— START Source excerpt —
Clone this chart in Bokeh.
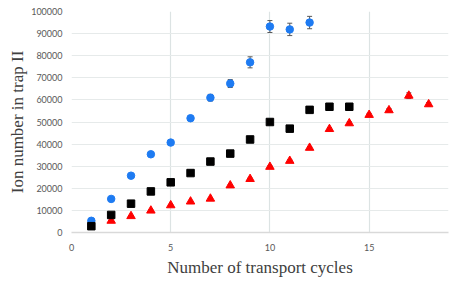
from bokeh.plotting import figure
from bokeh.models import ColumnDataSource, Whisker, TeeHead, FixedTicker, Range1d, NumeralTickFormatter
from bokeh.embed import file_html
from bokeh.resources import INLINE

# Data
cycles_blue = [1, 2, 3, 4, 5, 6, 7, 8, 9, 10, 11, 12]
ions_blue = [5300, 15200, 25700, 35400, 40700, 51700, 61000, 67400, 77000, 93200, 91900, 95000]
err_blue = [300, 400, 500, 600, 700, 1000, 1500, 1800, 2500, 2700, 2800, 2800]

cycles_black = [1, 2, 3, 4, 5, 6, 7, 8, 9, 10, 11, 12, 13, 14]
ions_black = [2850, 7950, 13050, 18600, 22700, 26900, 32100, 35700, 42100, 50000, 47000, 55500, 56900, 56900]

cycles_red = [2, 3, 4, 5, 6, 7, 8, 9, 10, 11, 12, 13, 14, 15, 16, 17, 18]
ions_red = [5300, 7400, 9900, 12300, 14000, 15300, 21300, 24200, 29700, 32400, 38300, 46800, 49400, 53200, 55300, 61900, 58000]
err_red = [200, 200, 300, 300, 300, 300, 400, 400, 500, 500, 600, 600, 700, 700, 800, 1300, 800]

x_ticks = [0, 5, 10, 15]
y_ticks = [0, 10000, 20000, 30000, 40000, 50000, 60000, 70000, 80000, 90000, 100000]
x_title = "Number of transport cycles"
y_title = "Ion number in trap II"

p = figure(width=455, height=279, output_backend="svg", toolbar_location=None,
           x_range=Range1d(0, 19), y_range=Range1d(0, 100000),
           min_border_left=71, min_border_right=7, min_border_top=11, min_border_bottom=46)
p.outline_line_color = None
p.background_fill_color = "white"
p.border_fill_color = "white"

# grids
p.xgrid.ticker = FixedTicker(ticks=x_ticks)
p.ygrid.ticker = FixedTicker(ticks=y_ticks)
p.xgrid.grid_line_color = "#DCE3E3"
p.ygrid.grid_line_color = "#E6EAEA"
p.xgrid.grid_line_width = 1.2
p.ygrid.grid_line_width = 1.2

# axes
p.xaxis.ticker = FixedTicker(ticks=x_ticks)
p.yaxis.ticker = FixedTicker(ticks=y_ticks)
p.yaxis.formatter = NumeralTickFormatter(format="0")
for ax in (p.xaxis[0], p.yaxis[0]):
    ax.major_tick_line_color = None
    ax.minor_tick_line_color = None
    ax.major_tick_out = 0
    ax.major_tick_in = 0
    ax.minor_tick_out = 0
    ax.minor_tick_in = 0
    ax.major_label_text_font = "Lato"
    ax.major_label_text_font_size = "9px"
    ax.major_label_text_color = "#595959"
    ax.axis_label_text_font = "Liberation Serif"
    ax.axis_label_text_font_size = "17px"
    ax.axis_label_text_font_style = "normal"
    ax.axis_label_text_color = "#404040"
p.xaxis.axis_line_color = "#D9D9D9"
p.xaxis.axis_line_width = 1.5
p.yaxis.axis_line_color = None
p.xaxis.major_label_standoff = 11
p.yaxis.major_label_standoff = 9
p.xaxis.axis_label = x_title
p.yaxis.axis_label = y_title
p.xaxis.axis_label_standoff = 4
p.yaxis.axis_label_standoff = 1

src_b = ColumnDataSource(dict(x=cycles_blue, y=ions_blue,
                              lo=[v - e for v, e in zip(ions_blue, err_blue)],
                              hi=[v + e for v, e in zip(ions_blue, err_blue)]))
src_k = ColumnDataSource(dict(x=cycles_black, y=ions_black))
src_r = ColumnDataSource(dict(x=cycles_red, y=ions_red,
                              lo=[v - e for v, e in zip(ions_red, err_red)],
                              hi=[v + e for v, e in zip(ions_red, err_red)]))

for src in (src_r, src_b):
    w = Whisker(source=src, base="x", lower="lo", upper="hi",
                line_color="#595959", line_width=1,
                upper_head=TeeHead(size=5, line_color="#595959", line_width=1),
                lower_head=TeeHead(size=5, line_color="#595959", line_width=1))
    p.add_layout(w)

p.scatter("x", "y", source=src_r, marker="triangle", size=8.5, fill_color="#FF0000", line_color="#FF0000")
p.scatter("x", "y", source=src_b, marker="circle", size=7.5, fill_color="#1E7BF2", line_color="#1E7BF2")
p.scatter("x", "y", source=src_k, marker="square", size=7.5, fill_color="black", line_color="black")

open("out.html", "w").write(file_html(p, INLINE))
— END Source excerpt —
[Given task]:
Copy the material exactly. Do not include the pictures.

[Answer for the task]:
Clone this chart in Bokeh.
from bokeh.plotting import figure
from bokeh.models import ColumnDataSource, Whisker, TeeHead, FixedTicker, Range1d, NumeralTickFormatter
from bokeh.embed import file_html
from bokeh.resources import INLINE

# Data
cycles_blue = [1, 2, 3, 4, 5, 6, 7, 8, 9, 10, 11, 12]
ions_blue = [5300, 15200, 25700, 35400, 40700, 51700, 61000, 67400, 77000, 93200, 91900, 95000]
err_blue = [300, 400, 500, 600, 700, 1000, 1500, 1800, 2500, 2700, 2800, 2800]

cycles_black = [1, 2, 3, 4, 5, 6, 7, 8, 9, 10, 11, 12, 13, 14]
ions_black = [2850, 7950, 13050, 18600, 22700, 26900, 32100, 35700, 42100, 50000, 47000, 55500, 56900, 56900]

cycles_red = [2, 3, 4, 5, 6, 7, 8, 9, 10, 11, 12, 13, 14, 15, 16, 17, 18]
ions_red = [5300, 7400, 9900, 12300, 14000, 15300, 21300, 24200, 29700, 32400, 38300, 46800, 49400, 53200, 55300, 61900, 58000]
err_red = [200, 200, 300, 300, 300, 300, 400, 400, 500, 500, 600, 600, 700, 700, 800, 1300, 800]

x_ticks = [0, 5, 10, 15]
y_ticks = [0, 10000, 20000, 30000, 40000, 50000, 60000, 70000, 80000, 90000, 100000]
x_title = "Number of transport cycles"
y_title = "Ion number in trap II"

p = figure(width=455, height=279, output_backend="svg", toolbar_location=None,
           x_range=Range1d(0, 19), y_range=Range1d(0, 100000),
           min_border_left=71, min_border_right=7, min_border_top=11, min_border_bottom=46)
p.outline_line_color = None
p.background_fill_color = "white"
p.border_fill_color = "white"

# grids
p.xgrid.ticker = FixedTicker(ticks=x_ticks)
p.ygrid.ticker = FixedTicker(ticks=y_ticks)
p.xgrid.grid_line_color = "#DCE3E3"
p.ygrid.grid_line_color = "#E6EAEA"
p.xgrid.grid_line_width = 1.2
p.ygrid.grid_line_width = 1.2

# axes
p.xaxis.ticker = FixedTicker(ticks=x_ticks)
p.yaxis.ticker = FixedTicker(ticks=y_ticks)
p.yaxis.formatter = NumeralTickFormatter(format="0")
for ax in (p.xaxis[0], p.yaxis[0]):
    ax.major_tick_line_color = None
    ax.minor_tick_line_color = None
    ax.major_tick_out = 0
    ax.major_tick_in = 0
    ax.minor_tick_out = 0
    ax.minor_tick_in = 0
    ax.major_label_text_font = "Lato"
    ax.major_label_text_font_size = "9px"
    ax.major_label_text_color = "#595959"
    ax.axis_label_text_font = "Liberation Serif"
    ax.axis_label_text_font_size = "17px"
    ax.axis_label_text_font_style = "normal"
    ax.axis_label_text_color = "#404040"
p.xaxis.axis_line_color = "#D9D9D9"
p.xaxis.axis_line_width = 1.5
p.yaxis.axis_line_color = None
p.xaxis.major_label_standoff = 11
p.yaxis.major_label_standoff = 9
p.xaxis.axis_label = x_title
p.yaxis.axis_label = y_title
p.xaxis.axis_label_standoff = 4
p.yaxis.axis_label_standoff = 1

src_b = ColumnDataSource(dict(x=cycles_blue, y=ions_blue,
                              lo=[v - e for v, e in zip(ions_blue, err_blue)],
                              hi=[v + e for v, e in zip(ions_blue, err_blue)]))
src_k = ColumnDataSource(dict(x=cycles_black, y=ions_black))
src_r = ColumnDataSource(dict(x=cycles_red, y=ions_red,
                              lo=[v - e for v, e in zip(ions_red, err_red)],
                              hi=[v + e for v, e in zip(ions_red, err_red)]))

for src in (src_r, src_b):
    w = Whisker(source=src, base="x", lower="lo", upper="hi",
                line_color="#595959", line_width=1,
                upper_head=TeeHead(size=5, line_color="#595959", line_width=1),
                lower_head=TeeHead(size=5, line_color="#595959", line_width=1))
    p.add_layout(w)

p.scatter("x", "y", source=src_r, marker="triangle", size=8.5, fill_color="#FF0000", line_color="#FF0000")
p.scatter("x", "y", source=src_b, marker="circle", size=7.5, fill_color="#1E7BF2", line_color="#1E7BF2")
p.scatter("x", "y", source=src_k, marker="square", size=7.5, fill_color="black", line_color="black")

open("out.html", "w").write(file_html(p, INLINE))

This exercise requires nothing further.